Eval Labs currently captures these rating dimensions:
tone
usefulness
calming
naturalness
trust
It also captures:
keepTalking
suggestedKeepTalking
status
suggestedStatus
priority
suggestedPriority
feltOff
owner

Tone

Score whether the language fits the moment. Strong tone is:
  • warm
  • clear
  • direct
  • composed
  • human
Weak tone is:
  • cold
  • robotic
  • mushy
  • fake cheerful
  • corporate sludge

Usefulness

Score whether the response helped the user act or understand. A useful response reduces work. An unhelpful response creates new work.

Calming

Score whether the response reduces pressure. Calming does not mean soft. Calming means the user feels more oriented after reading it.

Naturalness

Score whether the response sounds like a real trusted operator would speak. Natural does not mean casual fluff. Natural means the phrasing feels human and appropriate.

Trust

Score whether the response increases or preserves confidence in Lucia. Trust is damaged by:
  • overclaiming
  • vague certainty
  • missing obvious context
  • wrong tone
  • false reassurance
  • capability menus in emotional moments

Keep talking

This answers:
Would a user keep talking to Lucia after this response?
Use this honestly. If a response makes Lucia feel like a wall, mark it down.

Felt off

Use this field for specific notes. Good:
Lucia detected operational stress but responded with a generic capability redirect instead of containment.
Bad:
Weird.

Semantic confidence sliders

The five scoring dimensions use stepped 1–10 semantic sliders. The slider is not decoration. It is part of the evaluation interface. A low score should feel like concern. A middle score should feel mixed or uncertain. A high score should feel confident. This reduces the amount of mental translation required from reviewers. The app may show suggested 1–10 values before the reviewer chooses a score. A visible suggestion is not the saved score until the reviewer accepts or overrides the review and saves.

Human Guidance Evaluation

Eval Labs also captures 1–5 Human Guidance Evaluation scores:
emotionalValidation
cognitiveUnderstanding
actionability
toneAppropriateness
authenticity
notes
The Review Queue can show suggested 1–5 guidance scores. The displayed guidance state uses the mean score and treats any score of 2 or below as a hard-fail signal.
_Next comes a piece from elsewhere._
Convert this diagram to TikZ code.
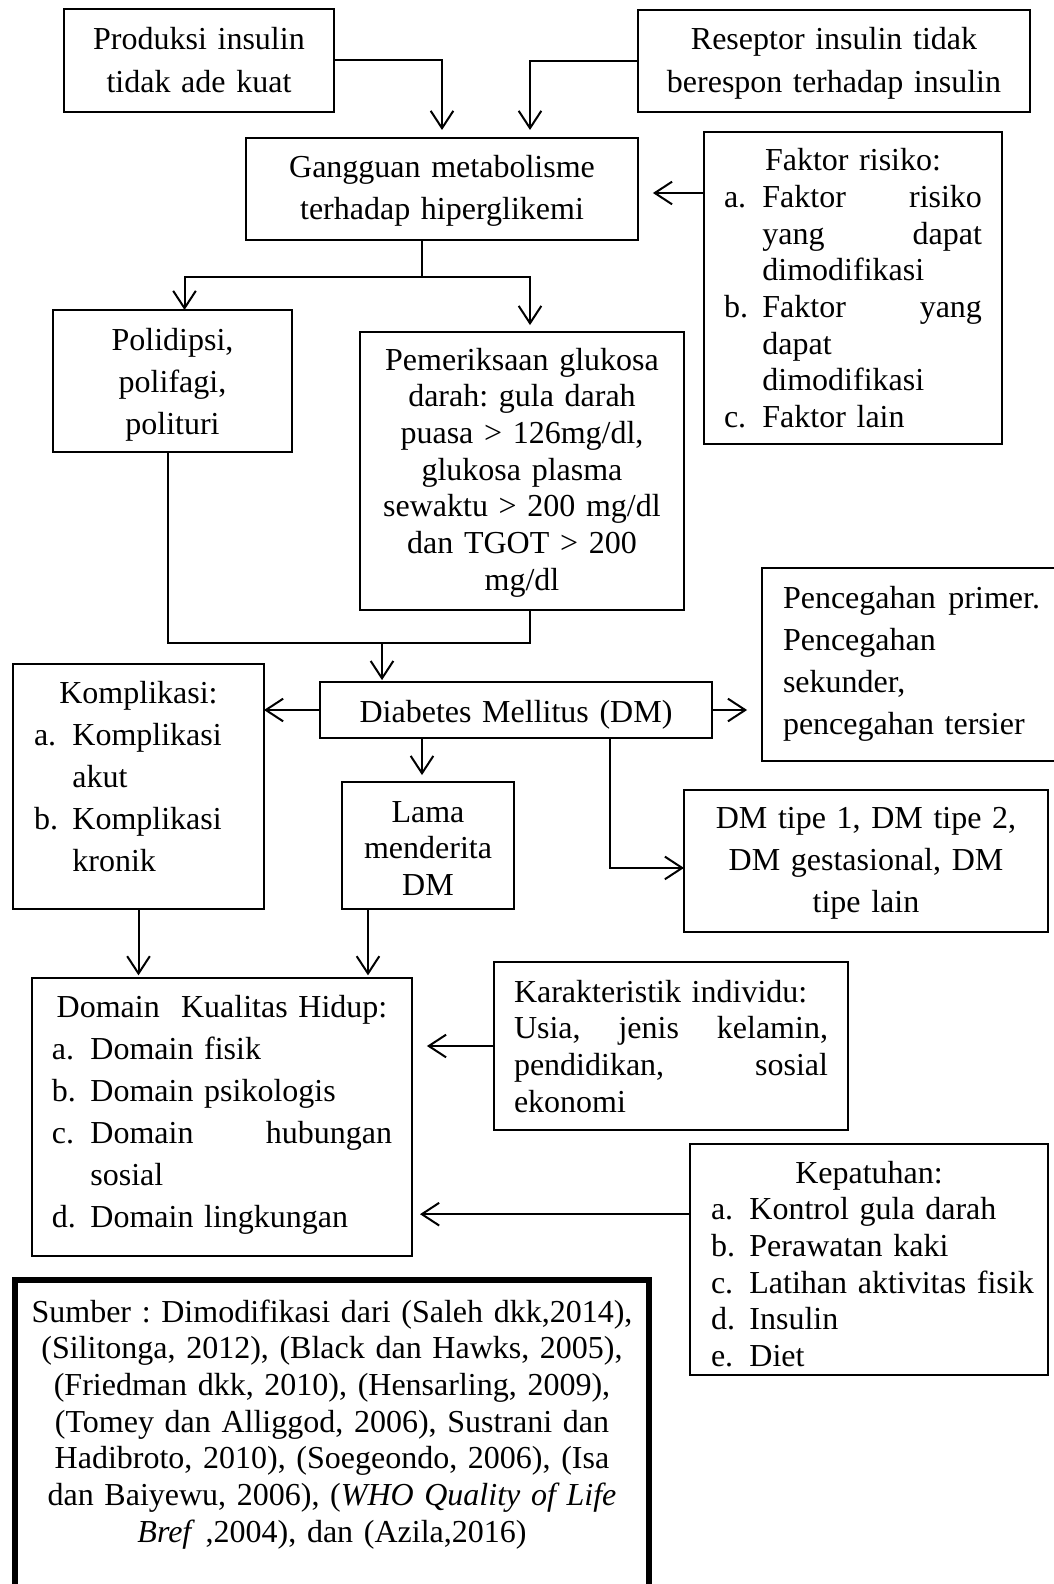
\documentclass[tikz,border=0pt]{standalone}
\usepackage{fontspec}
\setmainfont{Liberation Serif}[WordSpace=0.85]
\usetikzlibrary{arrows.meta}
\frenchspacing

\newcommand{\listlbl}[1]{\makebox[14.4pt][l]{#1}}
\newcommand{\listind}{\hspace*{14.4pt}}
\newcommand{\listhead}[1]{\hspace*{\fill}#1\hspace*{\fill}\mbox{}}

\begin{document}
\begin{tikzpicture}[x=0.375pt, y=-0.375pt,
    box/.style={draw, line width=0.4pt, anchor=north west, inner sep=0pt, outer sep=0pt,
      align=center, font=\fontsize{12}{15.8}\selectfont},
    tight/.style={font=\fontsize{12}{13.75}\selectfont},
    list/.style={align=left},
    link/.style={line width=0.75pt},
    arr/.style={line width=0.75pt, -{Straight Barb[length=6.5pt,width=8.5pt]}}]

  \useasboundingbox (0,0) rectangle (1054,1584);

  % causes
  \node[box, minimum width=101.25pt, text width=93.75pt, text height=15.375pt, text depth=23.25pt] (prod) at (64,9)
    {Produksi insulin\\tidak ade kuat}; %
  \node[box, minimum width=147pt, text width=139.5pt, text height=15pt, text depth=23.25pt] (resep) at (638,10)
    {Reseptor insulin tidak\\berespon terhadap insulin};
  \node[box, minimum width=147pt, text width=139.5pt, text height=14.625pt, text depth=23.625pt] (gang) at (246,138)
    {Gangguan metabolisme\\terhadap hiperglikemi};
  \node[box, tight, list, minimum width=111.75pt, text width=96.75pt, text height=14.625pt, text depth=102.375pt] (faktor) at (704,132)
    {\listhead{Faktor risiko:}\\
     \listlbl{a.}Faktor\hfill risiko\\
     \listind yang\hfill dapat\\
     \listind dimodifikasi\\
     \listlbl{b.}Faktor\hfill yang\\
     \listind dapat\\
     \listind dimodifikasi\\
     \listlbl{c.}Faktor lain};

  % signs and tests
  \node[box, minimum width=89.625pt, text width=82.5pt, text height=15pt, text depth=38.25pt] (poli) at (53,310)
    {Polidipsi,\\polifagi,\\polituri};
  \node[box, tight, minimum width=121.5pt, text width=116.25pt, text height=14.25pt, text depth=90pt] (periksa) at (360,332)
    {Pemeriksaan glukosa\\darah: gula darah\\puasa > 126mg/dl,\\glukosa plasma\\sewaktu > 200 mg/dl\\dan TGOT > 200\\mg/dl};

  \node[box, minimum width=147pt, text width=139.5pt, text height=15pt, text depth=6pt] (dm) at (320,682)
    {Diabetes Mellitus (DM)};
  \node[box, list, minimum width=112.125pt, text width=96.375pt, text height=15pt, text depth=57.375pt] (cegah) at (762,568)
    {Pencegahan\hfill primer.\\Pencegahan\\sekunder,\\pencegahan tersier};
  \node[box, list, minimum width=94.125pt, text width=78.375pt, text height=14.625pt, text depth=77.25pt] (kompl) at (13,664)
    {\listhead{Komplikasi:}\\
     \listlbl{a.}Komplikasi\\
     \listind akut\\
     \listlbl{b.}Komplikasi\\
     \listind kronik};
  \node[box, tight, minimum width=64.5pt, text width=60pt, text height=15pt, text depth=32.625pt] (lama) at (342,782)
    {Lama\\menderita\\DM};
  \node[box, minimum width=136.5pt, text width=131.25pt, text height=14.25pt, text depth=39pt] (tipe) at (684,790)
    {DM tipe 1, DM tipe 2,\\DM gestasional, DM\\tipe lain};

  % quality of life
  \node[box, list, minimum width=142.5pt, text width=127.5pt, text height=14.625pt, text depth=89.625pt] (domain) at (32,978)
    {\listhead{Domain\ \ Kualitas Hidup:}\\
     \listlbl{a.}\mbox{Domain fisik}\\
     \listlbl{b.}\mbox{Domain psikologis}\\
     \listlbl{c.}Domain\hfill hubungan\\
     \listind sosial\\
     \listlbl{d.}\mbox{Domain lingkungan}};
  \node[box, tight, list, minimum width=132.75pt, text width=117.75pt, text height=15pt, text depth=48pt] (karak) at (494,962)
    {\mbox{Karakteristik individu:}\\Usia,\hfill jenis\hfill kelamin,\\pendidikan,\hfill sosial\\ekonomi};
  \node[box, tight, list, minimum width=134.25pt, text width=118.5pt, text height=14.625pt, text depth=72pt] (patuh) at (690,1144)
    {\listhead{Kepatuhan:}\\
     \listlbl{a.}\mbox{Kontrol gula darah}\\
     \listlbl{b.}\mbox{Perawatan kaki}\\
     \listlbl{c.}\mbox{Latihan aktivitas fisik}\\
     \listlbl{d.}Insulin\\
     \listlbl{e.}Diet};

  \node[box, tight, line width=2.25pt, minimum width=237.75pt, text width=232.5pt, text height=15.75pt, text depth=104.25pt] (sumber) at (15,1280)
    {Sumber : Dimodifikasi dari (Saleh dkk,2014),\\
     (Silitonga, 2012), (Black dan Hawks, 2005),\\
     (Friedman dkk, 2010), (Hensarling, 2009),\\
     (Tomey dan Alliggod, 2006), Sustrani dan\\
     Hadibroto, 2010), (Soegeondo, 2006), (Isa\\
     dan Baiyewu, 2006), (\textit{WHO Quality of Life}\\
     \textit{Bref} ,2004), dan (Azila,2016)};

  % junctions
  \coordinate (gsplit) at (422,277);
  \coordinate (mleft) at (168,643);
  \coordinate (mright) at (530,643);
  \coordinate (merge) at (382,643);

  \draw[arr, shorten >=3pt] (prod.east) -| (gang.north); %
  \draw[arr, shorten >=3pt] (resep.west) -| ([xshift=33pt]gang.north);
  \draw[arr, shorten >=5.6pt] ([yshift=-1.5pt]faktor.west |- gang.east) -- ([yshift=-1.5pt]gang.east);

  \draw[link] (gang.south -| gsplit) -- (gsplit);
  \draw[arr] (gsplit) -| ([xshift=4.5pt]poli.north);
  \draw[arr, shorten >=2.6pt] (gsplit) -| ([xshift=3pt]periksa.north);

  \draw[link] (poli.south -| mleft) -- (mleft) -- (mright) -- (periksa.south -| mright);
  \draw[arr, shorten >=0.7pt] (merge) -- (merge |- dm.north);

  \draw[arr] (dm.west) -- (dm.west -| kompl.east);
  \draw[arr, shorten >=5.6pt] (dm.east) -- (dm.east -| cegah.west);
  \draw[arr, shorten >=2.6pt] ([xshift=-2.25pt]lama.north |- dm.south) -- ([xshift=-2.25pt]lama.north);
  \draw[arr] ([xshift=35.25pt]dm.south) |- ([yshift=-2.6pt]tipe.west);

  \draw[arr, shorten >=1pt] (kompl.south) -- (kompl.south |- domain.north);
  \draw[arr, shorten >=1pt] ([xshift=-22.5pt]lama.south) -- ([xshift=-22.5pt]lama.south |- domain.north);
  \draw[arr, shorten >=5.6pt] (karak.west) -- (karak.west -| domain.east);
  \draw[arr, shorten >=3pt] ([yshift=17pt]patuh.west) -- ([yshift=17pt]patuh.west -| domain.east);

\end{tikzpicture}
\end{document}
Warmth and intelligence are not separate dimensions. In the current product, they are expressed through tone, calming, naturalness, trust, usefulness, cognitiveUnderstanding, actionability, and authenticity.

Quick Review fields

In addition to scoring dimensions, Eval Labs captures:
Did Lucia understand what was needed?
Did Lucia give the right next move?
Did Lucia make the situation feel calmer?
Did anything feel risky, confusing, or wrong?
Should a senior reviewer look at this?
Could this teach Lucia something reusable?
These fields are not replacements for senior adjudication. They are the employee signal layer. Suggested Quick Review selections are allowed. They should reduce reviewer burden, not replace reviewer judgment.